FusedFeedForward

class paddle.incubate.nn. FusedFeedForward ( d_model, dim_feedforward, dropout_rate=0.1, epsilon=1e-05, activation='relu', act_dropout_rate=None, normalize_before=False, linear1_weight_attr=None, linear1_bias_attr=None, linear2_weight_attr=None, linear2_bias_attr=None, ln1_scale_attr=None, ln1_bias_attr=None, ln2_scale_attr=None, ln2_bias_attr=None, nranks=1, ring_id=- 1, name=None ) [source]
Parameters
  • d_model (int) – The expected feature size in the input and output.

  • dim_feedforward (int) – The hidden layer size.

  • dropout_rate (float, optional) – The dropout probability used in pre-process and post-precess. Default 0.1

  • epsilon (float, optional) – he small value added to the variance to prevent division by zero. Default: 1e-05.

  • activation (str, optional) – The activation function. Default relu.

  • act_dropout_rate (float, optional) – The dropout probability after activation. If None, use the value of dropout_rate. Default None

  • normalize_before (bool, optional) – Indicate whether to put layer normalization into, preprocessing or postprocessing. Default False

  • linear1_weight_attr (ParamAttr, optional) – To specify the weight parameter property for FFN first linear. Default: None, which means the default weight parameter property is used. See usage for details in ParamAttr.

  • linear1_bias_attr (ParamAttr|bool, optional) – To specify the bias parameter property for FFN first linear. The False value means the corresponding layer would not have trainable bias parameter. Default: None, which means the default bias parameter property is used.

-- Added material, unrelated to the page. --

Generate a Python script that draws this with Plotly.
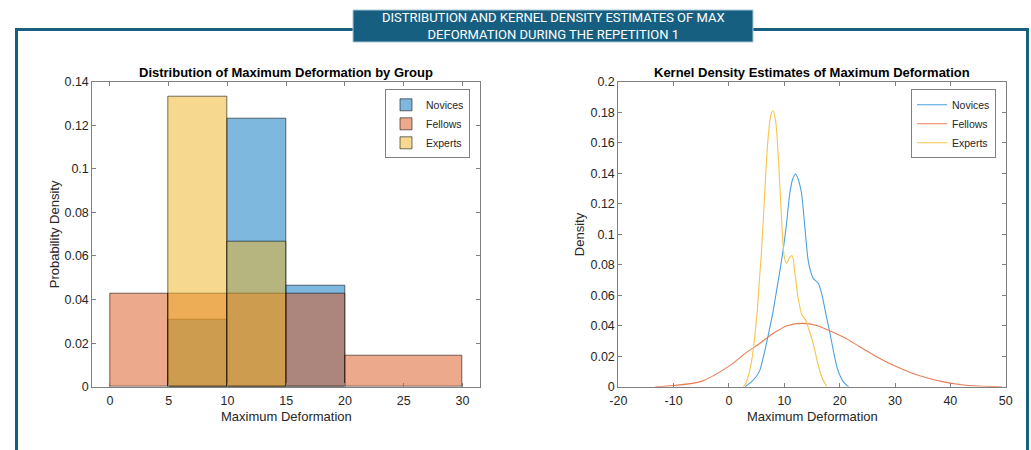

See usage for details in ParamAttr.

  • linear2_weight_attr (ParamAttr, optional) – To specify the weight parameter property for FFN second linear. Default: None, which means the default weight parameter property is used. See usage for details in ParamAttr.

  • linear2_bias_attr (ParamAttr|bool, optional) – To specify the bias parameter property for FFN second linear. The False value means the corresponding layer would not have trainable bias parameter. Default: None, which means the default bias parameter property is used. See usage for details in ParamAttr.

  • ln1_scale_attr (ParamAttr, optional) – To specify the weight parameter property for FFN pre_layer_norm. Default: None, which means the default weight parameter property is used. See usage for details in ParamAttr.

  • ln1_bias_attr (ParamAttr|bool, optional) – To specify the bias parameter property for FFN pre_layer_norm. The False value means the corresponding layer would not have trainable bias parameter. Default: None, which means the default bias parameter property is used. See usage for details in ParamAttr.

  • ln2_scale_attr (ParamAttr, optional) – To specify the weight parameter property for FFN post_layer_norm. Default: None, which means the default weight parameter property is used. See usage for details in ParamAttr.

  • ln2_bias_attr (ParamAttr|bool, optional) – To specify the bias parameter property for FFN layer_norm. The False value means the corresponding layer would not have trainable bias parameter. Default: None, which means the default bias parameter property is used. See usage for details in ParamAttr.

  • nranks (int, optional) – Distributed tensor model parallel nranks. Default is 1, means not using tensor parallel.

  • ring_id (int, optional) – For distributed tensor model parallel. Default is -1, means not using tensor parallel.

  • name (str, optional) – The default value is None. Normally there is no need for user to set this property. For more information, please refer to Name.

Examples

>>> 
>>> import paddle
>>> from paddle.incubate.nn import FusedFeedForward
>>> paddle.device.set_device('gpu')

>>> fused_feedforward_layer = FusedFeedForward(8, 8)
>>> x = paddle.rand((1, 8, 8))
>>> out = fused_feedforward_layer(x)
>>> print(out.shape)
[1, 8, 8]
forward ( src, cache=None )

forward

Defines the computation performed at every call. Should be overridden by all subclasses.

Parameters
  • *inputs (tuple) – unpacked tuple arguments

  • **kwargs (dict) – unpacked dict arguments

extra_repr ( )

extra_repr

Extra representation of this layer, you can have custom implementation of your own layer.